** START RECORDS FOR THE TASK **

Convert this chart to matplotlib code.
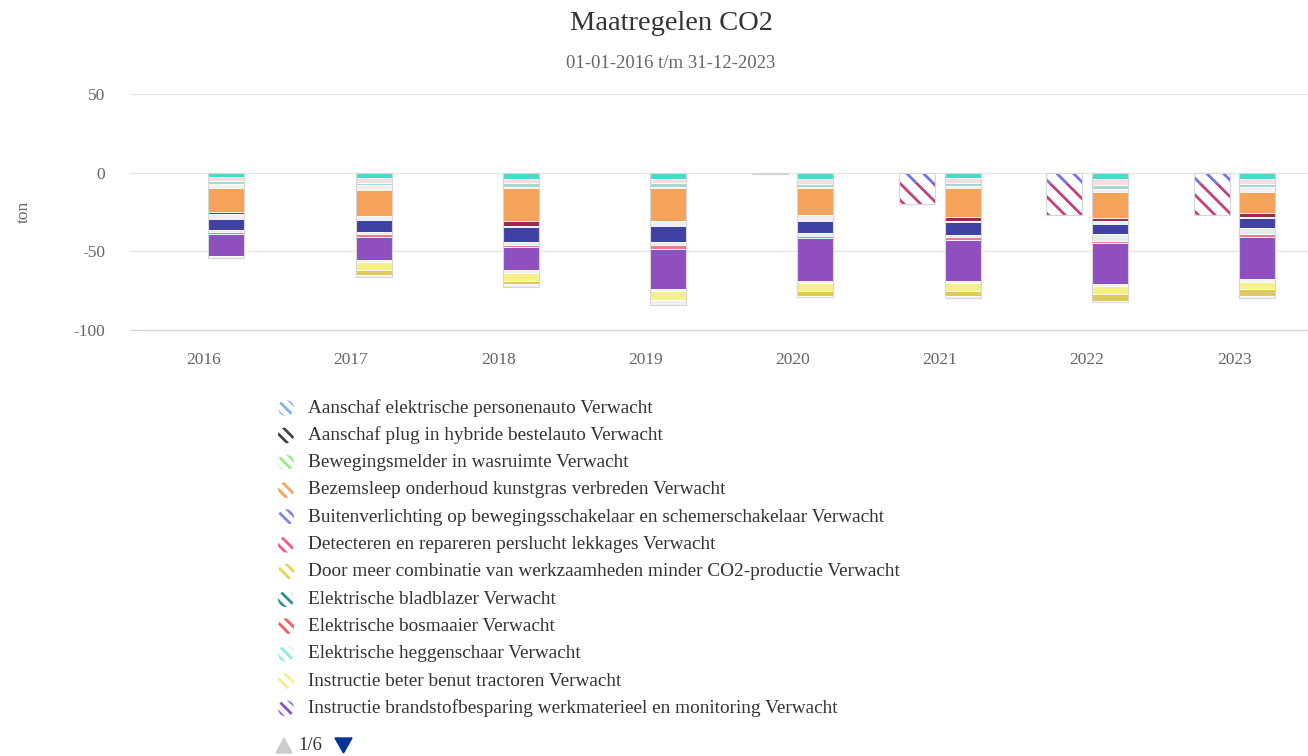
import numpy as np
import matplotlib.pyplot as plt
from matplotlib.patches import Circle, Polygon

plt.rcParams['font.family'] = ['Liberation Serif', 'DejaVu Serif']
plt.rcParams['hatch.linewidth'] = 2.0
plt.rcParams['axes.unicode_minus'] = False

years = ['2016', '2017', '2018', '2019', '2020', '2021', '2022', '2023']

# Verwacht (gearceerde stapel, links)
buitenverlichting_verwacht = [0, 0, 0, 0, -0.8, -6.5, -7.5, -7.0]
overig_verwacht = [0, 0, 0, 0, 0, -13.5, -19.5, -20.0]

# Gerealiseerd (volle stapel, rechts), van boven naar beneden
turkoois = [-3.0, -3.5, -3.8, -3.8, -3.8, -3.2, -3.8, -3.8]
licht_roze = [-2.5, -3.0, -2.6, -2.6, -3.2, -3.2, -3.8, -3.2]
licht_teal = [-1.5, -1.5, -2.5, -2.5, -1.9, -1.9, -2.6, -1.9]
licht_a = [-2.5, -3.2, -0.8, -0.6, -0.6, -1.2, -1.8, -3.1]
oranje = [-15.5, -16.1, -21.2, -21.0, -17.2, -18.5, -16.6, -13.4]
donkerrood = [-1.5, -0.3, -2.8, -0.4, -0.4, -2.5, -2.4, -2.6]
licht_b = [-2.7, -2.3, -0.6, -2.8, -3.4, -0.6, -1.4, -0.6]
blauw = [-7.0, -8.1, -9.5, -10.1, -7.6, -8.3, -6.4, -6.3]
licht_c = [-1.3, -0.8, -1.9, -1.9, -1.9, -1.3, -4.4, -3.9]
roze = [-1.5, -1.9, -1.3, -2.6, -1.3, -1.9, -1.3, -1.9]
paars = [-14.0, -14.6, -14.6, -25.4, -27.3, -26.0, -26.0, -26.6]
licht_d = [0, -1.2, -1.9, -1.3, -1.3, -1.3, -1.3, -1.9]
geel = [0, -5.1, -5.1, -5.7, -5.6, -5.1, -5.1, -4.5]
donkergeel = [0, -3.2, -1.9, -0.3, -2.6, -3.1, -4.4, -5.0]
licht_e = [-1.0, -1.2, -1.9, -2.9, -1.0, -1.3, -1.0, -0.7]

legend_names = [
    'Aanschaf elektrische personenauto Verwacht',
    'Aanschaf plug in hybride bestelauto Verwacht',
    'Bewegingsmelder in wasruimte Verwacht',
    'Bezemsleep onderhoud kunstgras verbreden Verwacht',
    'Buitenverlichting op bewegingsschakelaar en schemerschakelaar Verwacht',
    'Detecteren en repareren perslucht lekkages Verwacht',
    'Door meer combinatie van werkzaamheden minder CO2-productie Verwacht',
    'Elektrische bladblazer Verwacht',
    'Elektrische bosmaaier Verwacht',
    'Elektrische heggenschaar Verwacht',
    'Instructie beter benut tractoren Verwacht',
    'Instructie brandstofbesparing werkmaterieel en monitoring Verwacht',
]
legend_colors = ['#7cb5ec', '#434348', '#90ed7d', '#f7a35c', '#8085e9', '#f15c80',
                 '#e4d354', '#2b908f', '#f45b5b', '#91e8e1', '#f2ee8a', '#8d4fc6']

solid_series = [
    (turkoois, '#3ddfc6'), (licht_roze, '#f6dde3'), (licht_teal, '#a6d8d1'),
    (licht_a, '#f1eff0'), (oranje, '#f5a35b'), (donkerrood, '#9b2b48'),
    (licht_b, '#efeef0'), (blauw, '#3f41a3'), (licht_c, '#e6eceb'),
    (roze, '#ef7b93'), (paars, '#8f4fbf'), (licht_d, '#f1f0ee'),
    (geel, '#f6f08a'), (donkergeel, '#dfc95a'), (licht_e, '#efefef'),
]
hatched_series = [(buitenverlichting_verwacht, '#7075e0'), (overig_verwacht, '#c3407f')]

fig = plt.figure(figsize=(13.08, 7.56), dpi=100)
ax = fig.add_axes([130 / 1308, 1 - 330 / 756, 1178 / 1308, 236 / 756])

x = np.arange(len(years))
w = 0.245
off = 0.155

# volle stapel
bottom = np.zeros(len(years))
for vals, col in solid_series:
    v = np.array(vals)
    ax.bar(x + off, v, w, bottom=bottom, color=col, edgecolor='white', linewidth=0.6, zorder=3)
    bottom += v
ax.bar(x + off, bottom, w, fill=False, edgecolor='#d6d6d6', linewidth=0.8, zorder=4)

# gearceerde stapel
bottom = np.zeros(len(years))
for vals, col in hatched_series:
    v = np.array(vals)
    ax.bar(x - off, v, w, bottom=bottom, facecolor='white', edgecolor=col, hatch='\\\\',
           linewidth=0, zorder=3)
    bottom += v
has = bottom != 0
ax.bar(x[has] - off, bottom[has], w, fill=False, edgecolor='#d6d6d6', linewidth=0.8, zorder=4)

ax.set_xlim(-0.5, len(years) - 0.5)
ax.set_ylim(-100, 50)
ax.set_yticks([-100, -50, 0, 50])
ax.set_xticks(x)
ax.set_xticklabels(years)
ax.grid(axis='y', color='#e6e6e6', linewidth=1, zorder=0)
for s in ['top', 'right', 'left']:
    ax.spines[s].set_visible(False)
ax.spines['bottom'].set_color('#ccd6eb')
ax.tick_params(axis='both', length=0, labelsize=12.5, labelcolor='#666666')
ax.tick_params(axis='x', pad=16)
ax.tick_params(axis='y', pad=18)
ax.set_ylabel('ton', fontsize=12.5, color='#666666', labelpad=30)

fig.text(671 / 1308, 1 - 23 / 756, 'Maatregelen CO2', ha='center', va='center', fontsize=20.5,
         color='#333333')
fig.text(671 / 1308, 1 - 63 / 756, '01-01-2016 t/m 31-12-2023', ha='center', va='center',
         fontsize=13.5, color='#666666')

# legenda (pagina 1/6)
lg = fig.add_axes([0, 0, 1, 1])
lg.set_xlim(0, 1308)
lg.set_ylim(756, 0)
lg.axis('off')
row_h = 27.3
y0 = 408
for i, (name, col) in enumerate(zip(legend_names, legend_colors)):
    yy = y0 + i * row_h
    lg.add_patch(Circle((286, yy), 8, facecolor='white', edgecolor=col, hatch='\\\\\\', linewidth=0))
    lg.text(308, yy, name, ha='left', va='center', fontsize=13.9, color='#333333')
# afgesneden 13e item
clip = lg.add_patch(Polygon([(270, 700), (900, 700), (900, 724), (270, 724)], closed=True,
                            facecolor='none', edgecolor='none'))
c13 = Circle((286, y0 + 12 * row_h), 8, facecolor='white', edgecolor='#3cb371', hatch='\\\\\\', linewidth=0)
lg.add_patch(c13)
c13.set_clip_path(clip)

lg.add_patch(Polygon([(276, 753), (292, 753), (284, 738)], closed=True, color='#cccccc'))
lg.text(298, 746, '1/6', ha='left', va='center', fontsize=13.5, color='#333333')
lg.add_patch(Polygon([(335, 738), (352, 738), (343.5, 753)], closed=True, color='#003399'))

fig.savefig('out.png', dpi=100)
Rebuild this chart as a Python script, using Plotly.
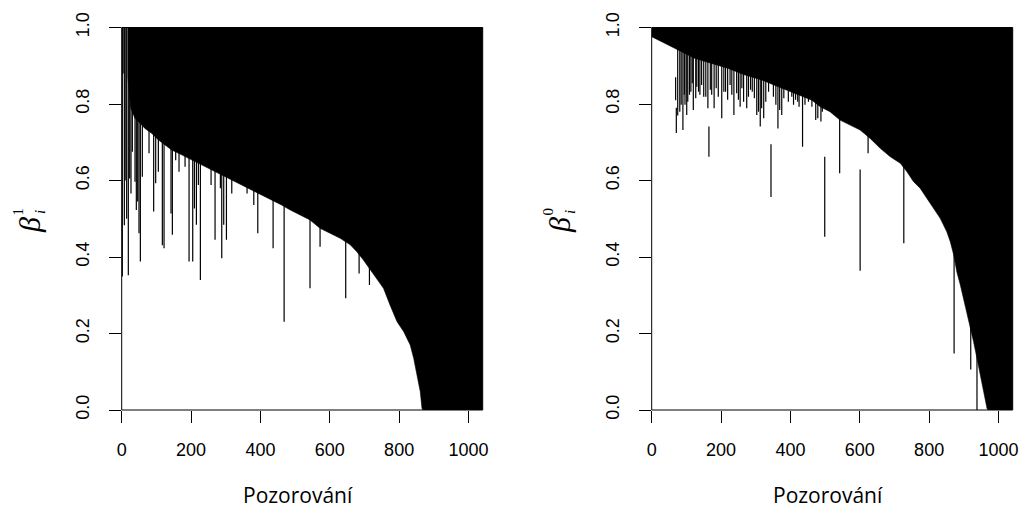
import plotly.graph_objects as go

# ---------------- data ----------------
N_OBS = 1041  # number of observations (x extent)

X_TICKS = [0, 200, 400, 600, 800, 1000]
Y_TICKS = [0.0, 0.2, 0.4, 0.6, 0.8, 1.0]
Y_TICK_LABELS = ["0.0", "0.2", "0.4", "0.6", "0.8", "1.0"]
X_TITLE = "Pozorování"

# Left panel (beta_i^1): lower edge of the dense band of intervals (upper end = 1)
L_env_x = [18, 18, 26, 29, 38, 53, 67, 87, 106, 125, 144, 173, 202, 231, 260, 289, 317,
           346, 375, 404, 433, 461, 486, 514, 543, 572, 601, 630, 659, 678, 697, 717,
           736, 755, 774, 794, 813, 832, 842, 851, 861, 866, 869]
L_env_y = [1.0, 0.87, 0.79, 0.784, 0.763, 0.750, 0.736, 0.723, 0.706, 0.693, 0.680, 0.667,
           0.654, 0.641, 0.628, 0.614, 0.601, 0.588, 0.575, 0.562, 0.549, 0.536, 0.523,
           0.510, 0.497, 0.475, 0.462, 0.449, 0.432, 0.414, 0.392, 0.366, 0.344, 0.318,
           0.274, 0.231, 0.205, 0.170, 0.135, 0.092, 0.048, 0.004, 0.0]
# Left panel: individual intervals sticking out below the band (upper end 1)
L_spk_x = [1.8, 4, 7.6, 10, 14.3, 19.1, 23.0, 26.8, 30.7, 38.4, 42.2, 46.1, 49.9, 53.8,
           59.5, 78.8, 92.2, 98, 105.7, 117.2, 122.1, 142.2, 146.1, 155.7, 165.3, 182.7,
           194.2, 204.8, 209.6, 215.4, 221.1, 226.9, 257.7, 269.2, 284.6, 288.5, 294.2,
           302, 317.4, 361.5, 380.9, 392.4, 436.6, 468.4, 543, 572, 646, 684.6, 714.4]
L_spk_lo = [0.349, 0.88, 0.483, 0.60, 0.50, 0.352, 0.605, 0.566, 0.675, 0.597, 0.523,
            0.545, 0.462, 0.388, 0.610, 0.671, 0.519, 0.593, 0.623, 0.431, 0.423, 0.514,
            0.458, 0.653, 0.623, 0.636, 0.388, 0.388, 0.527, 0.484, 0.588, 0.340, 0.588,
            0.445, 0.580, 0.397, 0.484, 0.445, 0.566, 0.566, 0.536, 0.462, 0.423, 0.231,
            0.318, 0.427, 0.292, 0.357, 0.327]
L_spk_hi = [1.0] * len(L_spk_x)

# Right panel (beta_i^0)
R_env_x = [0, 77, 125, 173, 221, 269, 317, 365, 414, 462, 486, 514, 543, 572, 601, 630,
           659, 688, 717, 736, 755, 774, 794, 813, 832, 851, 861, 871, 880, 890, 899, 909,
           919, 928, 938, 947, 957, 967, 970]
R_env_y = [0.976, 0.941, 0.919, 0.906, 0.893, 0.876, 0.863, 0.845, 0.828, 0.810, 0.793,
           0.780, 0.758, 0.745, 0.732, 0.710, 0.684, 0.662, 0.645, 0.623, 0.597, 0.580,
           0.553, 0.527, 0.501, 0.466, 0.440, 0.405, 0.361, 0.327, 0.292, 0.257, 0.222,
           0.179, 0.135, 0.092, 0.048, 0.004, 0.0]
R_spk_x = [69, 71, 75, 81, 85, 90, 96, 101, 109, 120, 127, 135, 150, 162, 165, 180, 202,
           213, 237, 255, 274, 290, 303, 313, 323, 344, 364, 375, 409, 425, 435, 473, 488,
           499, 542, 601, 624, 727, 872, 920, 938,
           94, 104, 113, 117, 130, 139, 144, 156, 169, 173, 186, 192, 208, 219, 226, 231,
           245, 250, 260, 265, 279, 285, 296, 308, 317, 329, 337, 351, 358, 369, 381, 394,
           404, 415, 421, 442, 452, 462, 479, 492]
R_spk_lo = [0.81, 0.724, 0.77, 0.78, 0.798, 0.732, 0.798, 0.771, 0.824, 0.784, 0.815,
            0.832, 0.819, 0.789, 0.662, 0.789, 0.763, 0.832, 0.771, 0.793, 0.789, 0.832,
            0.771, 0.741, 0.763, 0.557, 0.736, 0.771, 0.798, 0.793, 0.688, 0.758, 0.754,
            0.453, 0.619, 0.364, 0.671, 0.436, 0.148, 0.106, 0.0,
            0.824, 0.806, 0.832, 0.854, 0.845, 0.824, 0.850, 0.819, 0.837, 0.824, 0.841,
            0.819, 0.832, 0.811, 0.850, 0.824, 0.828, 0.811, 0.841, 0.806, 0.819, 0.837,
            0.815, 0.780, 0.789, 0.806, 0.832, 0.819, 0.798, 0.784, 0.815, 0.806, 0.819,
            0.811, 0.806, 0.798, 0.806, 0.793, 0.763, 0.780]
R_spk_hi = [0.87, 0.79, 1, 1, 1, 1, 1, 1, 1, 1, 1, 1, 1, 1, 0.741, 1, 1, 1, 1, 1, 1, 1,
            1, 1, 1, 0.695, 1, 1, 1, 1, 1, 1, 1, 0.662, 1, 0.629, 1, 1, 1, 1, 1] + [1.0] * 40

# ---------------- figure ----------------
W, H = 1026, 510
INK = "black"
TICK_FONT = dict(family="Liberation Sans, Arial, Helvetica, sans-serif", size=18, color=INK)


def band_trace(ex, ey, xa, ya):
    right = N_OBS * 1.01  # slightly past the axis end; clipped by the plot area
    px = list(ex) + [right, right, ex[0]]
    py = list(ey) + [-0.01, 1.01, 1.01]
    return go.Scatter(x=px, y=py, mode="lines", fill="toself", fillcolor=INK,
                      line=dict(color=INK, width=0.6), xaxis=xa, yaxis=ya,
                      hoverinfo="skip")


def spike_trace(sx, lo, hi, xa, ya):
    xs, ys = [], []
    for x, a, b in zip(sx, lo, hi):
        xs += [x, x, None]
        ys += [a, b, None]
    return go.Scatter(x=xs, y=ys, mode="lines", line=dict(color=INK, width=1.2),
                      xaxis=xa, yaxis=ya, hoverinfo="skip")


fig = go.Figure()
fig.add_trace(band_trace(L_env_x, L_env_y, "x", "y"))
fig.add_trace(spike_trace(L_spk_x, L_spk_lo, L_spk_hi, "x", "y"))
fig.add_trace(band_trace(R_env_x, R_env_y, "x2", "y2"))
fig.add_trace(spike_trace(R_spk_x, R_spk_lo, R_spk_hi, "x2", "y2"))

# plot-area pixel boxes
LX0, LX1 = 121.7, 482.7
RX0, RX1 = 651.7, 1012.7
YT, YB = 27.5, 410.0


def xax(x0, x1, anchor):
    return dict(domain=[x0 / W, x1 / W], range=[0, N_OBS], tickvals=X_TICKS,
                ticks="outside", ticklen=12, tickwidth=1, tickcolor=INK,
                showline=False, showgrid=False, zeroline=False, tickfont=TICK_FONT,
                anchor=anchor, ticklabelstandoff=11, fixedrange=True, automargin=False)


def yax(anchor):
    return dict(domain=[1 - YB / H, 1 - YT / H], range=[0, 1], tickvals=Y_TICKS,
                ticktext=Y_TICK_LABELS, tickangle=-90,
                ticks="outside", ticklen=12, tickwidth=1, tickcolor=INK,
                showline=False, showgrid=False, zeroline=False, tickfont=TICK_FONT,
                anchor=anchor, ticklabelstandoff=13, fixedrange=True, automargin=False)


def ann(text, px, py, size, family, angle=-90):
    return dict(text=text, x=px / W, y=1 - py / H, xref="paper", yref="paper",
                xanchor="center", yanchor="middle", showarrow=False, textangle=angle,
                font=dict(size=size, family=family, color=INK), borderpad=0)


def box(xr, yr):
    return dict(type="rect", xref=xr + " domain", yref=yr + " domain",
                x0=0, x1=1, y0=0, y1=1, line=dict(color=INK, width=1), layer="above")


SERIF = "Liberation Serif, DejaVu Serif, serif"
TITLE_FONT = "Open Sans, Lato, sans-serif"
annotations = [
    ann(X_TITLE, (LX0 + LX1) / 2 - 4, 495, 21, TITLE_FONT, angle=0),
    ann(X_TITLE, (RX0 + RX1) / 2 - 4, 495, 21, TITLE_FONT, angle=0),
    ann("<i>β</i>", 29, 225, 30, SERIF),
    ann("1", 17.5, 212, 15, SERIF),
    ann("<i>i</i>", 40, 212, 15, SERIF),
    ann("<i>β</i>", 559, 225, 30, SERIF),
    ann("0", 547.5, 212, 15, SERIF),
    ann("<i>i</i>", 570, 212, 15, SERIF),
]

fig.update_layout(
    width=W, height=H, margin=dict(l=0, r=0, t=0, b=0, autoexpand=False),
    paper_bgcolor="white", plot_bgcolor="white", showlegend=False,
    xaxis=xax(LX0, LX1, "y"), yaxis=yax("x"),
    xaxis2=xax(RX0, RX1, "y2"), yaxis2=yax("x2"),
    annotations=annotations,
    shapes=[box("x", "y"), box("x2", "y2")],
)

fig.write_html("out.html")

** END RECORDS FOR THE TASK **

→ **YOUR TASK**:
Pictures excluded, repeat the records exactly from their opening line through the line containing "licht_e = [-1.0, -1.2, -1.9, -2.9, -1.0, -1.3, -1.0, -0.7]".

→ **FINAL ANSWER**:
Convert this chart to matplotlib code.
import numpy as np
import matplotlib.pyplot as plt
from matplotlib.patches import Circle, Polygon

plt.rcParams['font.family'] = ['Liberation Serif', 'DejaVu Serif']
plt.rcParams['hatch.linewidth'] = 2.0
plt.rcParams['axes.unicode_minus'] = False

years = ['2016', '2017', '2018', '2019', '2020', '2021', '2022', '2023']

# Verwacht (gearceerde stapel, links)
buitenverlichting_verwacht = [0, 0, 0, 0, -0.8, -6.5, -7.5, -7.0]
overig_verwacht = [0, 0, 0, 0, 0, -13.5, -19.5, -20.0]

# Gerealiseerd (volle stapel, rechts), van boven naar beneden
turkoois = [-3.0, -3.5, -3.8, -3.8, -3.8, -3.2, -3.8, -3.8]
licht_roze = [-2.5, -3.0, -2.6, -2.6, -3.2, -3.2, -3.8, -3.2]
licht_teal = [-1.5, -1.5, -2.5, -2.5, -1.9, -1.9, -2.6, -1.9]
licht_a = [-2.5, -3.2, -0.8, -0.6, -0.6, -1.2, -1.8, -3.1]
oranje = [-15.5, -16.1, -21.2, -21.0, -17.2, -18.5, -16.6, -13.4]
donkerrood = [-1.5, -0.3, -2.8, -0.4, -0.4, -2.5, -2.4, -2.6]
licht_b = [-2.7, -2.3, -0.6, -2.8, -3.4, -0.6, -1.4, -0.6]
blauw = [-7.0, -8.1, -9.5, -10.1, -7.6, -8.3, -6.4, -6.3]
licht_c = [-1.3, -0.8, -1.9, -1.9, -1.9, -1.3, -4.4, -3.9]
roze = [-1.5, -1.9, -1.3, -2.6, -1.3, -1.9, -1.3, -1.9]
paars = [-14.0, -14.6, -14.6, -25.4, -27.3, -26.0, -26.0, -26.6]
licht_d = [0, -1.2, -1.9, -1.3, -1.3, -1.3, -1.3, -1.9]
geel = [0, -5.1, -5.1, -5.7, -5.6, -5.1, -5.1, -4.5]
donkergeel = [0, -3.2, -1.9, -0.3, -2.6, -3.1, -4.4, -5.0]
licht_e = [-1.0, -1.2, -1.9, -2.9, -1.0, -1.3, -1.0, -0.7]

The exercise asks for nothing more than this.